Problem to solve.
Find the lines in these entries that include the word "this" and state how many there are, with no other words.

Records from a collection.

────

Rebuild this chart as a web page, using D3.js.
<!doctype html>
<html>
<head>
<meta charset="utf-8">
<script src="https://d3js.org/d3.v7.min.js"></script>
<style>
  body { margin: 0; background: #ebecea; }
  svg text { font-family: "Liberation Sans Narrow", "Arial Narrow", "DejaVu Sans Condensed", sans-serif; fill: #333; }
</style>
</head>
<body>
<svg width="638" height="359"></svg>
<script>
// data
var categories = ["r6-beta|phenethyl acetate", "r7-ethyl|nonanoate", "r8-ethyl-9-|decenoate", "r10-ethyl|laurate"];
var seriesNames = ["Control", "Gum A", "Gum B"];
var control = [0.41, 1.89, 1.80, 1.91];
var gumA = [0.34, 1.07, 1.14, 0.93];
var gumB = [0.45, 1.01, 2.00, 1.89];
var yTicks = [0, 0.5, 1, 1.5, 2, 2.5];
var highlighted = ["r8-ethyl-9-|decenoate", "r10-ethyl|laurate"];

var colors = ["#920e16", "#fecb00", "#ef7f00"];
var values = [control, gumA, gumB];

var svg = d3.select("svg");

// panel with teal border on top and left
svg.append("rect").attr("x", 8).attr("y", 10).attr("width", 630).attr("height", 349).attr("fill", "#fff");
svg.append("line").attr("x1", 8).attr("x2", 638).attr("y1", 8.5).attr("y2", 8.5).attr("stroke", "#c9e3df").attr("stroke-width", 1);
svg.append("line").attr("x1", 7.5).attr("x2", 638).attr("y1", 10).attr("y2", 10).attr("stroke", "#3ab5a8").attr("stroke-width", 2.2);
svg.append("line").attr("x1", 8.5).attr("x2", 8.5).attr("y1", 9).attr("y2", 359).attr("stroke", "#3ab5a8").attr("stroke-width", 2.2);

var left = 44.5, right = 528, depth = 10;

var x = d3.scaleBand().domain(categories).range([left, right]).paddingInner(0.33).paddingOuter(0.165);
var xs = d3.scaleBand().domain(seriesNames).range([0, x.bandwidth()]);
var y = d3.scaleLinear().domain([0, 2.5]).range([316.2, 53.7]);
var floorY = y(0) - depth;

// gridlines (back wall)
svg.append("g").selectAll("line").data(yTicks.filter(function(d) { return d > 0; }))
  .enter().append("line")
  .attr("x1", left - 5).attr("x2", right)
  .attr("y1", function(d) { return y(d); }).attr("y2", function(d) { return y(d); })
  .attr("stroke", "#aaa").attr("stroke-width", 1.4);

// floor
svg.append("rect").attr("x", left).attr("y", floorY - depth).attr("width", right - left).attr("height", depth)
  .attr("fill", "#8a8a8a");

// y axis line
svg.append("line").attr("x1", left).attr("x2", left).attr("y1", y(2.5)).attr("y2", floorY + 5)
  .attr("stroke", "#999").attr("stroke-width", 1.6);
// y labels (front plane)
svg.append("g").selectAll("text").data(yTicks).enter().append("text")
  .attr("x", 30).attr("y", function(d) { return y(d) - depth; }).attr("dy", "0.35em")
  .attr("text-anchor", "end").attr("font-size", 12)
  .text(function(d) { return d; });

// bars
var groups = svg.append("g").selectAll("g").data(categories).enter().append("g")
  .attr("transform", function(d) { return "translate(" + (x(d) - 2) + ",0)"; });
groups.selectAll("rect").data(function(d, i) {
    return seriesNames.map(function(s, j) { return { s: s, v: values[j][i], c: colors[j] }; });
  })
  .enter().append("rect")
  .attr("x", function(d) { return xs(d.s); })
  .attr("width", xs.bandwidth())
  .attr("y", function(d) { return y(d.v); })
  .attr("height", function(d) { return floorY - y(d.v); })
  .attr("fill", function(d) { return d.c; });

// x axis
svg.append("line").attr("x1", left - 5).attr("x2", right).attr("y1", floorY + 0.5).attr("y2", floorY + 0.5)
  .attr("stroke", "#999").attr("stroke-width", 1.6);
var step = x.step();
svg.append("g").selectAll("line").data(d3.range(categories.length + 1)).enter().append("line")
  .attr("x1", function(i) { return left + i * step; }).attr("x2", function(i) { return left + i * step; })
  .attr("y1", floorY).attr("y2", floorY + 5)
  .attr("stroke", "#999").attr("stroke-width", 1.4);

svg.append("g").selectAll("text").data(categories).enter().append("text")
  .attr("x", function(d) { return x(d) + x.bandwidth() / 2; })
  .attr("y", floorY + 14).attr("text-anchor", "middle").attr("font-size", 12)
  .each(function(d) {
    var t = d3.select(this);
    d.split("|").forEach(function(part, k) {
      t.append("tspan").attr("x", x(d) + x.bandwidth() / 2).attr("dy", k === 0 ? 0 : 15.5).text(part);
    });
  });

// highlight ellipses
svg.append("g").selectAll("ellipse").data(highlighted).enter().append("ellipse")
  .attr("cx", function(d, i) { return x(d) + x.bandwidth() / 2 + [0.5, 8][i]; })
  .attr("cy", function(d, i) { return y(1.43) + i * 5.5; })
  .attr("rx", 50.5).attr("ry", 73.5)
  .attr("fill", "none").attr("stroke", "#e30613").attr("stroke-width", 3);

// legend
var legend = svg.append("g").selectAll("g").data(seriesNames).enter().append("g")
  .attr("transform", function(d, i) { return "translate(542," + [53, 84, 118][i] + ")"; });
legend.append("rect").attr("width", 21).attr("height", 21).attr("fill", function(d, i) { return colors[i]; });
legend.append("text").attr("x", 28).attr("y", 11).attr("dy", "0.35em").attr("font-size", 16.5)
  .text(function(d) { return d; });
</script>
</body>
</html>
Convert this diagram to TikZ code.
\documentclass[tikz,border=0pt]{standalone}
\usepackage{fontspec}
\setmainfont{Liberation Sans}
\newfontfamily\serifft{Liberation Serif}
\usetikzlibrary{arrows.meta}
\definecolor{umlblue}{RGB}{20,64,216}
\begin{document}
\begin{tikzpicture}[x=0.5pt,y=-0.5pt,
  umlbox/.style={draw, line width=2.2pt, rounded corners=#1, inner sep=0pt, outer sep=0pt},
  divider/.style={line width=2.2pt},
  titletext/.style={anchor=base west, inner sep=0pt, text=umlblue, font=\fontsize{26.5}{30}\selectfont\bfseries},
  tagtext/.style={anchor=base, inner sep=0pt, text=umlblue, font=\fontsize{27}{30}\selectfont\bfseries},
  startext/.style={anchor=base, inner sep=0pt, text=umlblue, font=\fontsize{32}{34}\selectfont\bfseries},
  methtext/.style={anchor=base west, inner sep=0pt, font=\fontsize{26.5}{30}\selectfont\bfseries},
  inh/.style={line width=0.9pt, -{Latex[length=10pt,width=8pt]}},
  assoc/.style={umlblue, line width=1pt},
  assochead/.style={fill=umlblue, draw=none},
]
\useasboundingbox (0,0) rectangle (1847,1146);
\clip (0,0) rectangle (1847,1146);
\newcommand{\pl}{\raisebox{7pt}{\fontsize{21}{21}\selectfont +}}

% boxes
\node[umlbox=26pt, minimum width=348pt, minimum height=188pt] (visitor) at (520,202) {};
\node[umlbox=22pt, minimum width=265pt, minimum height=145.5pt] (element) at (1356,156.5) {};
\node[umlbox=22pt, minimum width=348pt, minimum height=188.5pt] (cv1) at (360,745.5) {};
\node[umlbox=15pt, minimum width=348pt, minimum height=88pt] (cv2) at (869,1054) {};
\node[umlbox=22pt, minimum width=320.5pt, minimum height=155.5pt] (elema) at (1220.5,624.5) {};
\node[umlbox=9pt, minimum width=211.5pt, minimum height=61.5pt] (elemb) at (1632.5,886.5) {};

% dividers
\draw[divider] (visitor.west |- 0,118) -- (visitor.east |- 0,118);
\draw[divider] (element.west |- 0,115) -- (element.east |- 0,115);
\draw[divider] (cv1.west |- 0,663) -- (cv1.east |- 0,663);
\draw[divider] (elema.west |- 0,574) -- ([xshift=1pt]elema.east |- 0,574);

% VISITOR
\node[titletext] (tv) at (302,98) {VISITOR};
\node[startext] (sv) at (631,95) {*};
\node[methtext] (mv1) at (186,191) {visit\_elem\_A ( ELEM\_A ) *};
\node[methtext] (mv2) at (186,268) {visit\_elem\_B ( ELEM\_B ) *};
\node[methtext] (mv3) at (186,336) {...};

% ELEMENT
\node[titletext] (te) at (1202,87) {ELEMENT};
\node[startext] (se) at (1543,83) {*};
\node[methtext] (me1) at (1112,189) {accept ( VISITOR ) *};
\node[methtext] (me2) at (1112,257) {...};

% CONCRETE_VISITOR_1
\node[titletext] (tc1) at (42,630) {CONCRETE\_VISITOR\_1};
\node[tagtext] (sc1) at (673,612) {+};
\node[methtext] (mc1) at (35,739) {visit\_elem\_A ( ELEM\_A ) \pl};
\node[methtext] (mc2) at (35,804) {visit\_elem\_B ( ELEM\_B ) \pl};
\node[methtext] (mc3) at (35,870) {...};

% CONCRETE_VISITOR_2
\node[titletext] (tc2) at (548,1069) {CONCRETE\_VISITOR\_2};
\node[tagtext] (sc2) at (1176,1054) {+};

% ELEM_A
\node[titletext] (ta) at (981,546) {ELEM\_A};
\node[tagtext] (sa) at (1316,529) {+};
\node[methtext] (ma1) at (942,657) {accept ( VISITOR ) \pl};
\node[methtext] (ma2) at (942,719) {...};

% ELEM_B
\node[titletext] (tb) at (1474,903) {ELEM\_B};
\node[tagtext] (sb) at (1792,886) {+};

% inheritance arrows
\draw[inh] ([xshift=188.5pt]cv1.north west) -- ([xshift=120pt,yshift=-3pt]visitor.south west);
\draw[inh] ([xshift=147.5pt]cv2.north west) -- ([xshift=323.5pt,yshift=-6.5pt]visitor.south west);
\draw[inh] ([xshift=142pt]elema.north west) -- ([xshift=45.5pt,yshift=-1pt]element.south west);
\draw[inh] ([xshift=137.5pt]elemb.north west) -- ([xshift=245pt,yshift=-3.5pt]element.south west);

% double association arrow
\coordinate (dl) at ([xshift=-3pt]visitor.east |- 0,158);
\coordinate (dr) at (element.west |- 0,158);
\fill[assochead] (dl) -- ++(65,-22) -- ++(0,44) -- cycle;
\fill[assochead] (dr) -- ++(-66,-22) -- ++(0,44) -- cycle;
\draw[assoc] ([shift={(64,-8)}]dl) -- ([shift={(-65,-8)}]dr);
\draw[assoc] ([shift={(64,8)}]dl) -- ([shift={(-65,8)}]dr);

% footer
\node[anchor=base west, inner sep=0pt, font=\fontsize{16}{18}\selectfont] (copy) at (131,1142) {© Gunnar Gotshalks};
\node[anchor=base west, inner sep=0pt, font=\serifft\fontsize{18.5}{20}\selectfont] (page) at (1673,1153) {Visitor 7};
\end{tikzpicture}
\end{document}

────

Full solution.
3